Transcribe the listing that follows in full, omitting pictures.
-- Given information start --
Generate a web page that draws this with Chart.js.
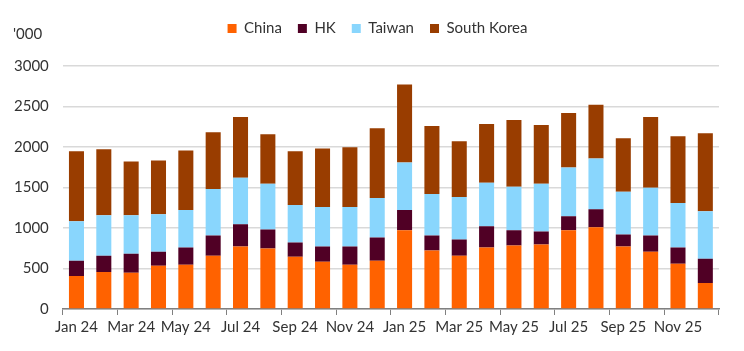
<!DOCTYPE html>
<html>
<head>
<meta charset="utf-8">
<script src="https://cdn.jsdelivr.net/npm/chart.js@4"></script>
<style>
  html, body { margin:0; padding:0; background:#fff; }
  #wrap { position:relative; width:744px; height:351px; }
</style>
</head>
<body>
<div id="wrap"><canvas id="barChart" width="744" height="351"></canvas></div>
<script>
var months = ["Jan 24","Feb 24","Mar 24","Apr 24","May 24","Jun 24","Jul 24","Aug 24","Sep 24","Oct 24","Nov 24","Dec 24",
              "Jan 25","Feb 25","Mar 25","Apr 25","May 25","Jun 25","Jul 25","Aug 25","Sep 25","Oct 25","Nov 25","Dec 25"];
var china  = [408,458,446,533,546,658,771,746,646,583,546,596, 971,721,658,758,783,796,971,1008,771,708,558,321];
var hk     = [188,200,237,175,212,250,275,237,175,188,225,287, 250,187,200,263,188,162,175,225,150,200,200,300];
var taiwan = [487,500,475,463,463,575,575,563,462,487,487,488, 587,513,525,537,537,588,600,625,525,588,550,587];
var korea  = [863,813,663,662,737,700,750,612,663,725,738,862, 963,837,688,725,825,725,675,663,662,875,825,963];
var yTicks = [0,500,1000,1500,2000,2500,3000];

var FONT = "Lato, sans-serif";

var unitLabel = {
	id:'unitLabel',
	afterDraw:function(chart){
		var c = chart.ctx;
		c.save();
		c.font = "15px " + FONT;
		c.fillStyle = "#333333";
		c.textBaseline = "middle";
		c.fillText("'000", 13, 34);
		c.restore();
	}
};

// push the plot area down below the legend, and nudge the legend right
var legendGap = {
	id:'legendGap',
	beforeInit:function(chart){
		var fit = chart.legend.fit;
		chart.legend.fit = function(){
			fit.bind(chart.legend)();
			this.height += 20;
		};
	},
	afterLayout:function(chart){
		chart.legend.left += 18;
		chart.legend.right += 18;
	}
};

var ctx = document.getElementById("barChart");
var myChart = new Chart(ctx, {
	type:'bar',
	data:{
		labels:months,
		datasets:[
			{label:"China", data:china, backgroundColor:"#FF6200"},
			{label:"HK", data:hk, backgroundColor:"#500025"},
			{label:"Taiwan", data:taiwan, backgroundColor:"#89D6FD"},
			{label:"South Korea", data:korea, backgroundColor:"#993D00"}
		]
	},
	options:{
		responsive:false,
		animation:false,
		layout:{padding:{left:0, right:25, top:5, bottom:12}},
		datasets:{bar:{barPercentage:0.55, categoryPercentage:1}},
		plugins:{
			legend:{
				position:'top',
				labels:{
					boxWidth:9, boxHeight:9, padding:16,
					color:"#333333",
					font:{family:FONT, size:15}
				}
			},
			tooltip:{enabled:false}
		},
		scales:{
			x:{
				stacked:true,
				grid:{
					offset:true,
					drawOnChartArea:false,
					tickLength:6,
					tickColor:function(c){ return c.index % 2 ? 'rgba(0,0,0,0)' : '#808080'; }
				},
				border:{color:"#808080", width:1.5},
				ticks:{
					autoSkip:false,
					maxRotation:0,
					padding:3,
					color:"#333333",
					font:{family:FONT, size:15},
					callback:function(v, i){ return i % 2 ? '' : months[i]; }
				}
			},
			y:{
				stacked:true,
				min:0, max:3000,
				afterBuildTicks:function(axis){ axis.ticks = yTicks.map(function(v){ return {value:v}; }); },
				grid:{color:"#d9d9d9", lineWidth:1.5, drawTicks:false},
				border:{display:false},
				ticks:{
					padding:14,
					color:"#333333",
					font:{family:FONT, size:15},
					callback:function(v){ return String(v); }
				}
			}
		}
	},
	plugins:[unitLabel, legendGap]
});
</script>
</body>
</html>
-- Given information end --
__Written response__.
Generate a web page that draws this with Chart.js.
<!DOCTYPE html>
<html>
<head>
<meta charset="utf-8">
<script src="https://cdn.jsdelivr.net/npm/chart.js@4"></script>
<style>
  html, body { margin:0; padding:0; background:#fff; }
  #wrap { position:relative; width:744px; height:351px; }
</style>
</head>
<body>
<div id="wrap"><canvas id="barChart" width="744" height="351"></canvas></div>
<script>
var months = ["Jan 24","Feb 24","Mar 24","Apr 24","May 24","Jun 24","Jul 24","Aug 24","Sep 24","Oct 24","Nov 24","Dec 24",
              "Jan 25","Feb 25","Mar 25","Apr 25","May 25","Jun 25","Jul 25","Aug 25","Sep 25","Oct 25","Nov 25","Dec 25"];
var china  = [408,458,446,533,546,658,771,746,646,583,546,596, 971,721,658,758,783,796,971,1008,771,708,558,321];
var hk     = [188,200,237,175,212,250,275,237,175,188,225,287, 250,187,200,263,188,162,175,225,150,200,200,300];
var taiwan = [487,500,475,463,463,575,575,563,462,487,487,488, 587,513,525,537,537,588,600,625,525,588,550,587];
var korea  = [863,813,663,662,737,700,750,612,663,725,738,862, 963,837,688,725,825,725,675,663,662,875,825,963];
var yTicks = [0,500,1000,1500,2000,2500,3000];

var FONT = "Lato, sans-serif";

var unitLabel = {
	id:'unitLabel',
	afterDraw:function(chart){
		var c = chart.ctx;
		c.save();
		c.font = "15px " + FONT;
		c.fillStyle = "#333333";
		c.textBaseline = "middle";
		c.fillText("'000", 13, 34);
		c.restore();
	}
};

// push the plot area down below the legend, and nudge the legend right
var legendGap = {
	id:'legendGap',
	beforeInit:function(chart){
		var fit = chart.legend.fit;
		chart.legend.fit = function(){
			fit.bind(chart.legend)();
			this.height += 20;
		};
	},
	afterLayout:function(chart){
		chart.legend.left += 18;
		chart.legend.right += 18;
	}
};

var ctx = document.getElementById("barChart");
var myChart = new Chart(ctx, {
	type:'bar',
	data:{
		labels:months,
		datasets:[
			{label:"China", data:china, backgroundColor:"#FF6200"},
			{label:"HK", data:hk, backgroundColor:"#500025"},
			{label:"Taiwan", data:taiwan, backgroundColor:"#89D6FD"},
			{label:"South Korea", data:korea, backgroundColor:"#993D00"}
		]
	},
	options:{
		responsive:false,
		animation:false,
		layout:{padding:{left:0, right:25, top:5, bottom:12}},
		datasets:{bar:{barPercentage:0.55, categoryPercentage:1}},
		plugins:{
			legend:{
				position:'top',
				labels:{
					boxWidth:9, boxHeight:9, padding:16,
					color:"#333333",
					font:{family:FONT, size:15}
				}
			},
			tooltip:{enabled:false}
		},
		scales:{
			x:{
				stacked:true,
				grid:{
					offset:true,
					drawOnChartArea:false,
					tickLength:6,
					tickColor:function(c){ return c.index % 2 ? 'rgba(0,0,0,0)' : '#808080'; }
				},
				border:{color:"#808080", width:1.5},
				ticks:{
					autoSkip:false,
					maxRotation:0,
					padding:3,
					color:"#333333",
					font:{family:FONT, size:15},
					callback:function(v, i){ return i % 2 ? '' : months[i]; }
				}
			},
			y:{
				stacked:true,
				min:0, max:3000,
				afterBuildTicks:function(axis){ axis.ticks = yTicks.map(function(v){ return {value:v}; }); },
				grid:{color:"#d9d9d9", lineWidth:1.5, drawTicks:false},
				border:{display:false},
				ticks:{
					padding:14,
					color:"#333333",
					font:{family:FONT, size:15},
					callback:function(v){ return String(v); }
				}
			}
		}
	},
	plugins:[unitLabel, legendGap]
});
</script>
</body>
</html>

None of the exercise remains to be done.